YOUR TASK >> Copy the data below exactly, omitting any picture it contains.

RAW DATA >>

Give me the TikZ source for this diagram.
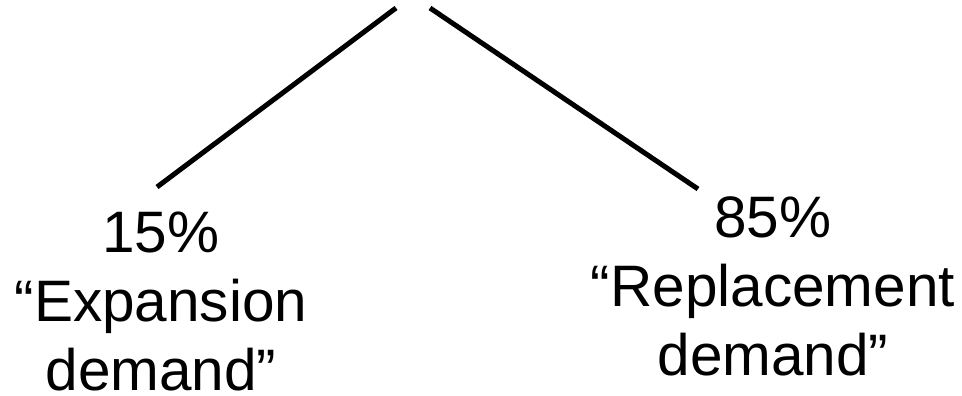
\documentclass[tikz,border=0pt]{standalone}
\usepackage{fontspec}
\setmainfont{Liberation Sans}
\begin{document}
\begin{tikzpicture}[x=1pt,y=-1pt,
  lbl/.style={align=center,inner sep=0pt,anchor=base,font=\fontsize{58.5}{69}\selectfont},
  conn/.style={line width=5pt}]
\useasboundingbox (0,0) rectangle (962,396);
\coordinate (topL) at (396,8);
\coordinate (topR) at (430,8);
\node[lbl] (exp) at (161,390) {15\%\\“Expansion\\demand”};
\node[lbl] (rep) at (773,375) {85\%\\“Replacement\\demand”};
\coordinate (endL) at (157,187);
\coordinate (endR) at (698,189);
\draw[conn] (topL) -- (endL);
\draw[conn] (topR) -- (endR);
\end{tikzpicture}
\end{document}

WRITTEN RESPONSE >>
Give me the TikZ source for this diagram.
\documentclass[tikz,border=0pt]{standalone}
\usepackage{fontspec}
\setmainfont{Liberation Sans}
\begin{document}
\begin{tikzpicture}[x=1pt,y=-1pt,
  lbl/.style={align=center,inner sep=0pt,anchor=base,font=\fontsize{58.5}{69}\selectfont},
  conn/.style={line width=5pt}]
\useasboundingbox (0,0) rectangle (962,396);
\coordinate (topL) at (396,8);
\coordinate (topR) at (430,8);
\node[lbl] (exp) at (161,390) {15\%\\“Expansion\\demand”};
\node[lbl] (rep) at (773,375) {85\%\\“Replacement\\demand”};
\coordinate (endL) at (157,187);
\coordinate (endR) at (698,189);
\draw[conn] (topL) -- (endL);
\draw[conn] (topR) -- (endR);
\end{tikzpicture}
\end{document}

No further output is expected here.